__YOUR INSTRUCTIONS__
Leave out the pictures and retype exactly the lines from the line with "Clone this screenshot in HTML." through the end of the listing below.

__Items listed in a dataset__
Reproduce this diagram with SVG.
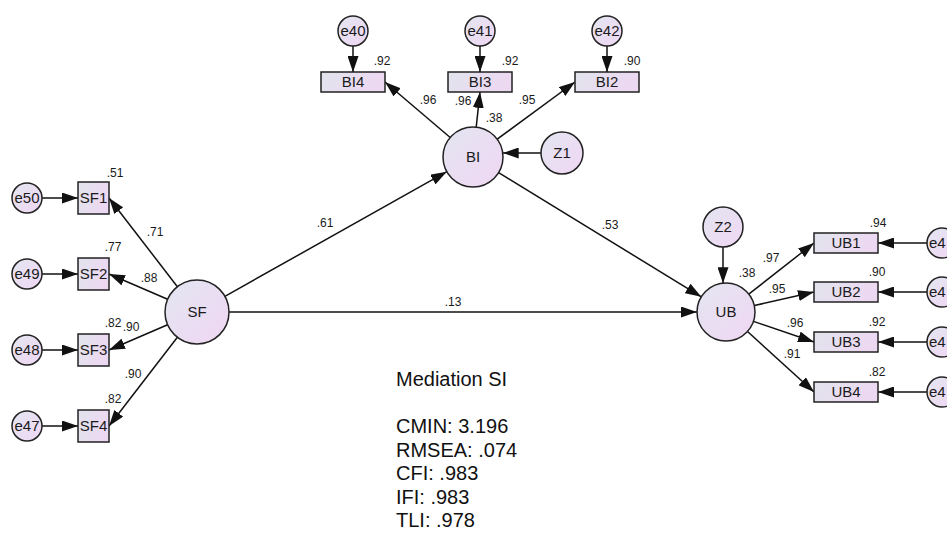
<svg xmlns="http://www.w3.org/2000/svg" width="947" height="533" viewBox="0 0 947 533">
  <defs>
    <linearGradient id="gCircle" x1="0" y1="0" x2="1" y2="1">
      <stop offset="0" stop-color="#e3e6f1"/>
      <stop offset="1" stop-color="#f0d6f3"/>
    </linearGradient>
    <linearGradient id="gBox" x1="0" y1="0" x2="1" y2="0.3">
      <stop offset="0" stop-color="#e1e4ec"/>
      <stop offset="1" stop-color="#edd8f2"/>
    </linearGradient>
    <marker id="arr" markerUnits="userSpaceOnUse" markerWidth="16" markerHeight="11" refX="16" refY="5.5" orient="auto">
      <path d="M0,0 L16,5.5 L0,11 z" fill="#111"/>
    </marker>
  </defs>
  <style>
    .lat { fill: url(#gCircle); stroke: #222; stroke-width: 1.5; }
    .obs { fill: url(#gBox); stroke: #222; stroke-width: 1.5; }
    .lbl { font-family: "Liberation Sans", Arial, sans-serif; font-size: 15px; fill: #1a1a1a; text-anchor: middle; }
    .lbl-edge { font-family: "Liberation Sans", Arial, sans-serif; font-size: 15px; fill: #1a1a1a; }
    .coef { font-family: "Liberation Sans", Arial, sans-serif; font-size: 12px; fill: #1a1a1a; text-anchor: middle; }
    .fit { font-family: "Liberation Sans", Arial, sans-serif; font-size: 20px; fill: #111; }
    .edge { stroke: #111; stroke-width: 1.5; fill: none; marker-end: url(#arr); }
  </style>
  <rect width="947" height="533" fill="#ffffff"/>

  <!-- paths and loadings -->
  <g id="connectors">
    <!-- error terms into BI indicators -->
    <line class="edge" x1="353" y1="46" x2="353" y2="72"/>
    <line class="edge" x1="480" y1="46" x2="480" y2="72"/>
    <line class="edge" x1="607" y1="46" x2="607" y2="72"/>
    <!-- BI loadings -->
    <line class="edge" x1="450.2" y1="137.5" x2="385" y2="82"/>
    <line class="edge" x1="476.2" y1="127.2" x2="480" y2="92"/>
    <line class="edge" x1="497.2" y1="139.2" x2="575" y2="82"/>
    <!-- disturbances -->
    <line class="edge" x1="541" y1="153" x2="502.7" y2="153"/>
    <line class="edge" x1="723" y1="247" x2="723" y2="283.2"/>
    <!-- structural paths -->
    <line class="edge" x1="224.9" y1="296.3" x2="446.8" y2="171.7"/>
    <line class="edge" x1="498.6" y1="172.7" x2="701.3" y2="296.8"/>
    <line class="edge" x1="229" y1="312" x2="697" y2="312"/>
    <!-- SF loadings -->
    <line class="edge" x1="177.4" y1="286.7" x2="109" y2="198"/>
    <line class="edge" x1="167.6" y1="299.3" x2="109" y2="274"/>
    <line class="edge" x1="167.6" y1="324.7" x2="109" y2="350"/>
    <line class="edge" x1="177.4" y1="337.3" x2="109" y2="426"/>
    <!-- error terms into SF indicators -->
    <line class="edge" x1="42" y1="198" x2="78" y2="198"/>
    <line class="edge" x1="42" y1="274" x2="78" y2="274"/>
    <line class="edge" x1="42" y1="350" x2="78" y2="350"/>
    <line class="edge" x1="42" y1="426" x2="78" y2="426"/>
    <!-- UB loadings -->
    <line class="edge" x1="748.8" y1="294.1" x2="814" y2="243"/>
    <line class="edge" x1="754.3" y1="305.6" x2="814" y2="292"/>
    <line class="edge" x1="753.5" y1="321.4" x2="814" y2="342"/>
    <line class="edge" x1="747.5" y1="331.5" x2="814" y2="392"/>
    <!-- error terms into UB indicators -->
    <line class="edge" x1="927" y1="243" x2="878" y2="243"/>
    <line class="edge" x1="927" y1="292" x2="878" y2="292"/>
    <line class="edge" x1="927" y1="342" x2="878" y2="342"/>
    <line class="edge" x1="927" y1="392" x2="878" y2="392"/>

    <!-- coefficients -->
    <text class="coef" x="382" y="65">.92</text>
    <text class="coef" x="510" y="65">.92</text>
    <text class="coef" x="632" y="65">.90</text>
    <text class="coef" x="428" y="104">.96</text>
    <text class="coef" x="463" y="105">.96</text>
    <text class="coef" x="527" y="104">.95</text>
    <text class="coef" x="494" y="122">.38</text>
    <text class="coef" x="325" y="227">.61</text>
    <text class="coef" x="610" y="229">.53</text>
    <text class="coef" x="453" y="306">.13</text>
    <text class="coef" x="115" y="177">.51</text>
    <text class="coef" x="113" y="251">.77</text>
    <text class="coef" x="113" y="327">.82</text>
    <text class="coef" x="131" y="331">.90</text>
    <text class="coef" x="155" y="236">.71</text>
    <text class="coef" x="149" y="282">.88</text>
    <text class="coef" x="133" y="378">.90</text>
    <text class="coef" x="113" y="403">.82</text>
    <text class="coef" x="747" y="277">.38</text>
    <text class="coef" x="771" y="262">.97</text>
    <text class="coef" x="777" y="293">.95</text>
    <text class="coef" x="795" y="327">.96</text>
    <text class="coef" x="792" y="358">.91</text>
    <text class="coef" x="878" y="227">.94</text>
    <text class="coef" x="877" y="276">.90</text>
    <text class="coef" x="877" y="326">.92</text>
    <text class="coef" x="877" y="376">.82</text>
  </g>

  <!-- latent variables -->
  <g id="BI"><circle class="lat" cx="473" cy="157" r="30"/><text class="lbl" x="473" y="162">BI</text></g>
  <g id="SF"><circle class="lat" cx="197" cy="312" r="32"/><text class="lbl" x="197" y="317">SF</text></g>
  <g id="UB"><circle class="lat" cx="726" cy="312" r="29"/><text class="lbl" x="726" y="317">UB</text></g>
  <g id="Z1"><circle class="lat" cx="562" cy="153" r="21"/><text class="lbl" x="562" y="158">Z1</text></g>
  <g id="Z2"><circle class="lat" cx="723" cy="227" r="20"/><text class="lbl" x="723" y="232">Z2</text></g>

  <!-- BI indicators -->
  <g id="e40"><circle class="lat" cx="353" cy="31" r="15"/><text class="lbl" x="353" y="36">e40</text></g>
  <g id="e41"><circle class="lat" cx="480" cy="31" r="15"/><text class="lbl" x="480" y="36">e41</text></g>
  <g id="e42"><circle class="lat" cx="607" cy="31" r="15"/><text class="lbl" x="607" y="36">e42</text></g>
  <g id="BI4"><rect class="obs" x="321" y="72" width="64" height="20"/><text class="lbl" x="353" y="87">BI4</text></g>
  <g id="BI3"><rect class="obs" x="448" y="72" width="64" height="20"/><text class="lbl" x="480" y="87">BI3</text></g>
  <g id="BI2"><rect class="obs" x="575" y="72" width="64" height="20"/><text class="lbl" x="607" y="87">BI2</text></g>

  <!-- SF indicators -->
  <g id="e50"><circle class="lat" cx="27" cy="198" r="15"/><text class="lbl" x="27" y="203">e50</text></g>
  <g id="e49"><circle class="lat" cx="27" cy="274" r="15"/><text class="lbl" x="27" y="279">e49</text></g>
  <g id="e48"><circle class="lat" cx="27" cy="350" r="15"/><text class="lbl" x="27" y="355">e48</text></g>
  <g id="e47"><circle class="lat" cx="27" cy="426" r="15"/><text class="lbl" x="27" y="431">e47</text></g>
  <g id="SF1"><rect class="obs" x="78" y="182" width="31" height="32"/><text class="lbl" x="93.5" y="203">SF1</text></g>
  <g id="SF2"><rect class="obs" x="78" y="258" width="31" height="32"/><text class="lbl" x="93.5" y="279">SF2</text></g>
  <g id="SF3"><rect class="obs" x="78" y="334" width="31" height="32"/><text class="lbl" x="93.5" y="355">SF3</text></g>
  <g id="SF4"><rect class="obs" x="78" y="410" width="31" height="32"/><text class="lbl" x="93.5" y="431">SF4</text></g>

  <!-- UB indicators; their error terms run past the right edge of the canvas -->
  <g id="UB1"><rect class="obs" x="814" y="233" width="64" height="20"/><text class="lbl" x="846" y="248">UB1</text></g>
  <g id="UB2"><rect class="obs" x="814" y="282" width="64" height="20"/><text class="lbl" x="846" y="297">UB2</text></g>
  <g id="UB3"><rect class="obs" x="814" y="332" width="64" height="20"/><text class="lbl" x="846" y="347">UB3</text></g>
  <g id="UB4"><rect class="obs" x="814" y="382" width="64" height="20"/><text class="lbl" x="846" y="397">UB4</text></g>
  <g id="eUB1"><circle class="lat" cx="942" cy="243" r="15"/><text class="lbl-edge" x="929" y="248">e4</text></g>
  <g id="eUB2"><circle class="lat" cx="942" cy="292" r="15"/><text class="lbl-edge" x="929" y="297">e4</text></g>
  <g id="eUB3"><circle class="lat" cx="942" cy="342" r="15"/><text class="lbl-edge" x="929" y="347">e4</text></g>
  <g id="eUB4"><circle class="lat" cx="942" cy="392" r="15"/><text class="lbl-edge" x="929" y="397">e4</text></g>

  <!-- model fit summary -->
  <g id="fit">
    <text class="fit" x="396" y="386">Mediation SI</text>
    <text class="fit" x="396" y="433">CMIN: 3.196</text>
    <text class="fit" x="396" y="457">RMSEA: .074</text>
    <text class="fit" x="396" y="480">CFI: .983</text>
    <text class="fit" x="396" y="504">IFI: .983</text>
    <text class="fit" x="396" y="527">TLI: .978</text>
  </g>
</svg>
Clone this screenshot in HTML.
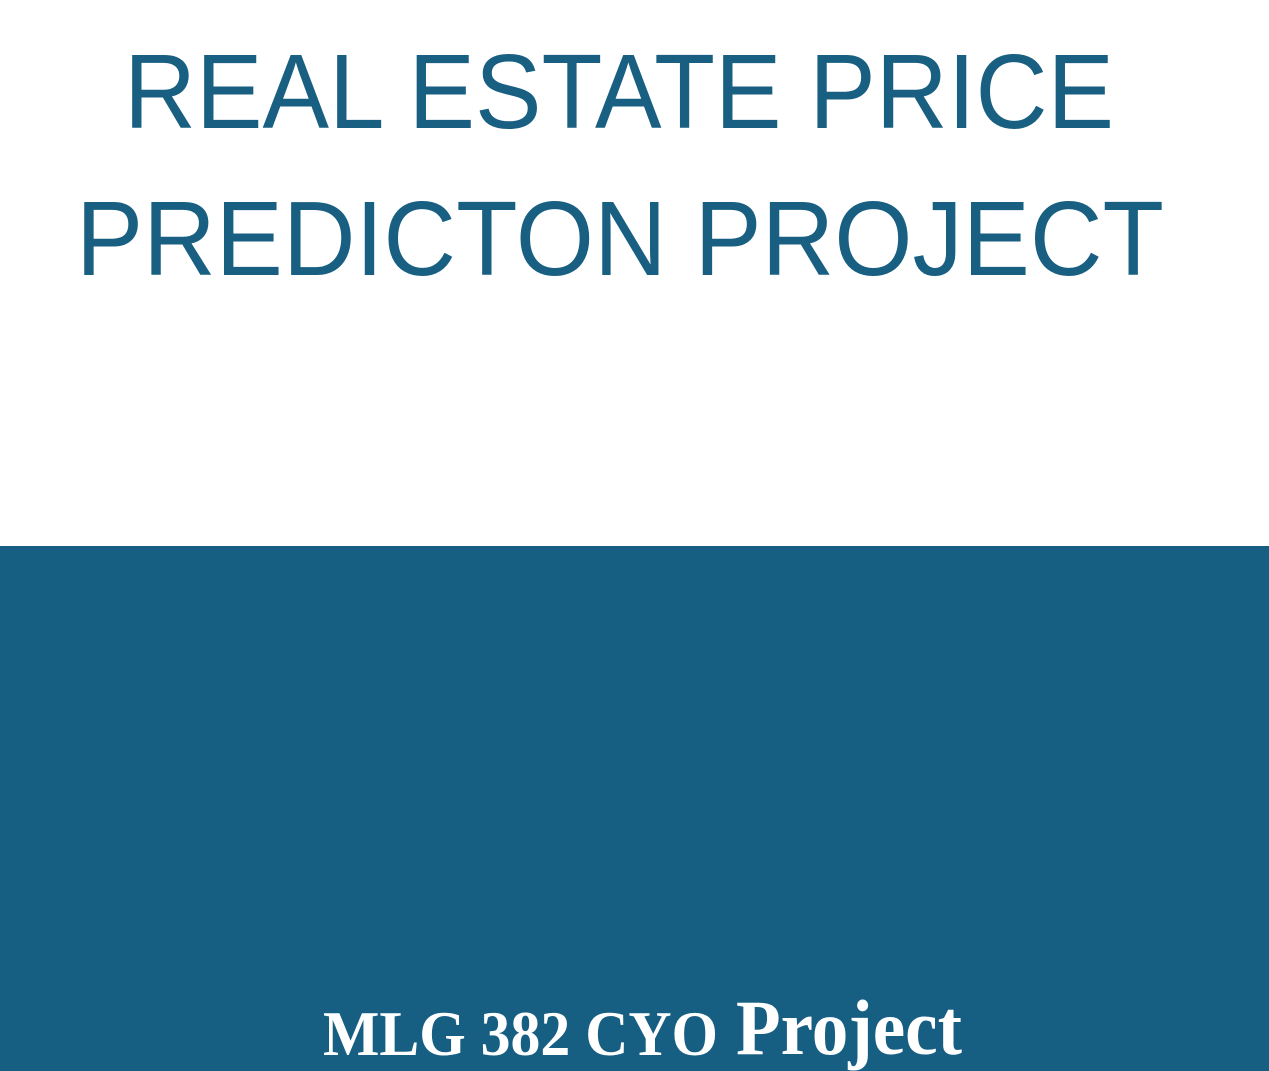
<!DOCTYPE html>
<html>
<head>
<meta charset="utf-8">
<style>
  html, body { margin: 0; padding: 0; }
  body { width: 1269px; height: 1071px; overflow: hidden; background: #ffffff; }
  svg { display: block; }
</style>
</head>
<body>
<svg width="1269" height="1071" viewBox="0 0 1269 1071">
  <rect x="0" y="0" width="1269" height="546" fill="#ffffff"/>
  <text x="124" y="128" font-family="Liberation Sans, sans-serif" font-size="106" fill="#185f82" textLength="990" lengthAdjust="spacingAndGlyphs">REAL ESTATE PRICE</text>
  <text x="76" y="275" font-family="Liberation Sans, sans-serif" font-size="106" fill="#185f82" textLength="1088" lengthAdjust="spacingAndGlyphs">PREDICTON PROJECT</text>
  <rect x="0" y="546" width="1269" height="525" fill="#175f82"/>
  <text x="323" y="1055" font-family="Liberation Serif, serif" font-weight="bold" font-size="64" fill="#ffffff" textLength="395" lengthAdjust="spacingAndGlyphs">MLG 382 CYO</text>
  <text x="736" y="1054" font-family="Liberation Serif, serif" font-weight="bold" font-size="78" fill="#ffffff" textLength="226" lengthAdjust="spacingAndGlyphs">Project</text>
</svg>
</body>
</html>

__WRITTEN ANSWER__
Clone this screenshot in HTML.
<!DOCTYPE html>
<html>
<head>
<meta charset="utf-8">
<style>
  html, body { margin: 0; padding: 0; }
  body { width: 1269px; height: 1071px; overflow: hidden; background: #ffffff; }
  svg { display: block; }
</style>
</head>
<body>
<svg width="1269" height="1071" viewBox="0 0 1269 1071">
  <rect x="0" y="0" width="1269" height="546" fill="#ffffff"/>
  <text x="124" y="128" font-family="Liberation Sans, sans-serif" font-size="106" fill="#185f82" textLength="990" lengthAdjust="spacingAndGlyphs">REAL ESTATE PRICE</text>
  <text x="76" y="275" font-family="Liberation Sans, sans-serif" font-size="106" fill="#185f82" textLength="1088" lengthAdjust="spacingAndGlyphs">PREDICTON PROJECT</text>
  <rect x="0" y="546" width="1269" height="525" fill="#175f82"/>
  <text x="323" y="1055" font-family="Liberation Serif, serif" font-weight="bold" font-size="64" fill="#ffffff" textLength="395" lengthAdjust="spacingAndGlyphs">MLG 382 CYO</text>
  <text x="736" y="1054" font-family="Liberation Serif, serif" font-weight="bold" font-size="78" fill="#ffffff" textLength="226" lengthAdjust="spacingAndGlyphs">Project</text>
</svg>
</body>
</html>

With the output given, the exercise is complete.